POV: You're truly the starving artist

Do you ever feel like you're "too pure" to make real money?
POV: You're truly the starving artist

Back when I worked in corporate, I would wave off doing anything creative in favor of chasing the bag. But girlbossing wasn't for me — choosing creativity over that corporate job and six-figure salary was the right call, I guess.

It's true that most of the old white guys we tout as the authors of Great American Classics™ had wives typing their manuscripts, cooking their dinner, cleaning the house, and paying the bills. But we're in the age of social media and self-publishing, where it's possible to garner a following and get your book booking as a solo act! No book deal needed, so long as you can pay your way.

I'm gonna be honest with you, though; I am broke at the moment. It isn't hyperbole for me to say that salaried jobs — where I sit in a freezing-cold stable of cubicles, under fluorescent lights, with 6-10 very loud people who talk shit the second I leave the room — was a serious threat to my life. So I quit, with no plan whatsoever other than to work as a freelancer as my mental health allows.

When I'm really struggling for cash, I'll apply to full-time gigs with short-term contracts. But finding a communications job? In this economy? When everybody's making ChatGPT do their LinkedIn posts for them?!

I think about Redbelt all the time lately. An early role of Chiwetel Ejiofor's, it's one of my comfort films. He plays Mike Terry, a martial artist with a struggling jiu jitsu school whose heroic act lands him a job in the film industry.

Spoilers (for a movie from 2008):

He consistently refuses to sacrifice his morals and sense of honor for a more secure future — it's the ultimate artistic integrity vs money dilemma. When he's offered a chance to throw the once-in-a-lifetime redbelt competition in front of his teacher and loved ones in exchange for a life-changing sum of money, he chooses to walk instead.

Whenever I feel disillusioned about my financial situation, I'm reminded of this conversation between Mike and his wife Sondra (played by Alica Braga):

Sondra: My father made money, my brothers make money, and you are somehow too pure. You're too pure to compete.
Mike: It...
Sondra: Weakens the fighter?
Mike: That's right.
Sondra: Because a competition is not a fight.
Mike: That's correct.
Sondra: And what about the fighter's family, Mike? What do they eat, while he's being so pure?
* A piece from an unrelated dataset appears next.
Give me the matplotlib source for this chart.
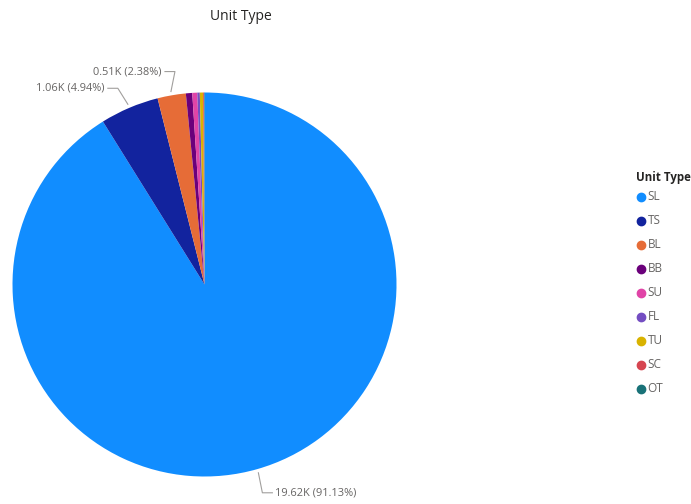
import numpy as np
import matplotlib.pyplot as plt

plt.rcParams["font.family"] = ["Open Sans", "DejaVu Sans"]

# unit counts in thousands
unit_types = ["SL", "TS", "BL", "BB", "SU", "FL", "TU", "SC", "OT"]
counts_k = [19.620, 1.064, 0.512, 0.115, 0.090, 0.045, 0.060, 0.015, 0.009]
colors = ["#118DFF", "#12239E", "#E66C37", "#6B007B", "#E044A7",
          "#744EC2", "#D9B300", "#D64550", "#197278"]
# which slices get an outside label, and where the elbow sits relative to the anchor
labelled = {"SL": (4, 20, "left"), "TS": (-10, -16, "right"), "BL": (4, -20, "right")}

W, H = 691, 504
fig = plt.figure(figsize=(W / 100, H / 100), dpi=100)

cx, cy, r = 204.5, 284.5, 192
ax = fig.add_axes([(cx - r) / W, (H - cy - r) / H, 2 * r / W, 2 * r / H])

wedges, _ = ax.pie(counts_k, colors=colors, startangle=90, counterclock=False,
                   radius=1, wedgeprops=dict(linewidth=0))
ax.set_xlim(-1, 1)
ax.set_ylim(-1, 1)
ax.axis("off")

total = sum(counts_k)
label_color = "#666463"


def to_fig(px, py):
    return px / W, 1 - py / H


for w, name, val in zip(wedges, unit_types, counts_k):
    if name not in labelled:
        continue
    dx, dy, side = labelled[name]
    mid = np.deg2rad((w.theta1 + w.theta2) / 2)
    # anchor just outside the slice edge (pixel coords, y down)
    ax_px = cx + r * 1.02 * np.cos(mid)
    ay_px = cy - r * 1.02 * np.sin(mid)
    ex, ey = ax_px + dx, ay_px + dy
    hx = ex + (10 if side == "left" else -10)
    xs = [ax_px, ex, hx]
    ys = [ay_px, ey, ey]
    fig.add_artist(plt.Line2D([x / W for x in xs], [1 - y / H for y in ys],
                              color="#A19F9D", linewidth=0.8))
    tx = hx + (3 if side == "left" else -3)
    fig.text(*to_fig(tx, ey), f"{val:.2f}K ({val / total * 100:.2f}%)",
             ha=side, va="center", fontsize=7.9, color=label_color)

fig.text(*to_fig(241, 17), "Unit Type", ha="center", va="center",
         fontsize=10, color="#252423")

# legend
fig.text(*to_fig(636, 177), "Unit Type", ha="left", va="center",
         fontsize=8.3, fontweight="bold", color="#252423")
for i, (name, c) in enumerate(zip(unit_types, colors)):
    y = 197 + i * 24
    fig.add_artist(plt.Line2D([640.5 / W], [1 - y / H], marker="o", markersize=6,
                              color=c, linestyle="none"))
    fig.text(*to_fig(647.5, y), name, ha="left", va="center",
             fontsize=8.5, color=label_color)

fig.savefig("out.png", dpi=100, facecolor="white")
So many neurodivergent artists struggle with being 'too pure' for the rat race. We want to live with integrity, and do things that matter to us, personally. Some would, and do, call that selfish.

I certainly feel selfish sometimes. I enjoy my morning writing sessions as if I'm Mark Twain, holed up in my finely-adorned study while the smell of my wife's biscuits and coffee rise up from the kitchen. Every day I write like rent isn't due, like I'm not chilling in a studio apartment, or living on the good graces of a therapist who keeps checking in even though my bill is late late, or Venmoing the same $15 back and forth between my other broke friends.

Being broke sucks. I like nice things. I miss catching flights.

I really, really miss chirashi bowls.

A chirashi bowl full of assorted raw fish, plus a cooked shrimp tail, a marinated fillet of eel, and slices of avocado.
I could eat a bowl of chirashi every day (if you pay for it 🙏🏽)

But if it's one thing I've learned from going from homeless teen to six-figure earner and back down again, it's that for neurodivergent creatives, the artistic integrity vs money battle is real, and what goes around, comes around. Spending every waking moment worrying doesn't solve a goddamn thing.

During my autistic burnout recovery, I realized I used to shove my creative projects under the bed to chase after money, collecting shiny things like a crow in a nest of baubles. But I do have to admit that, yes, I am "too pure." That doesn't mean I deserve to be poor; it means I owe it to myself to seek out something better.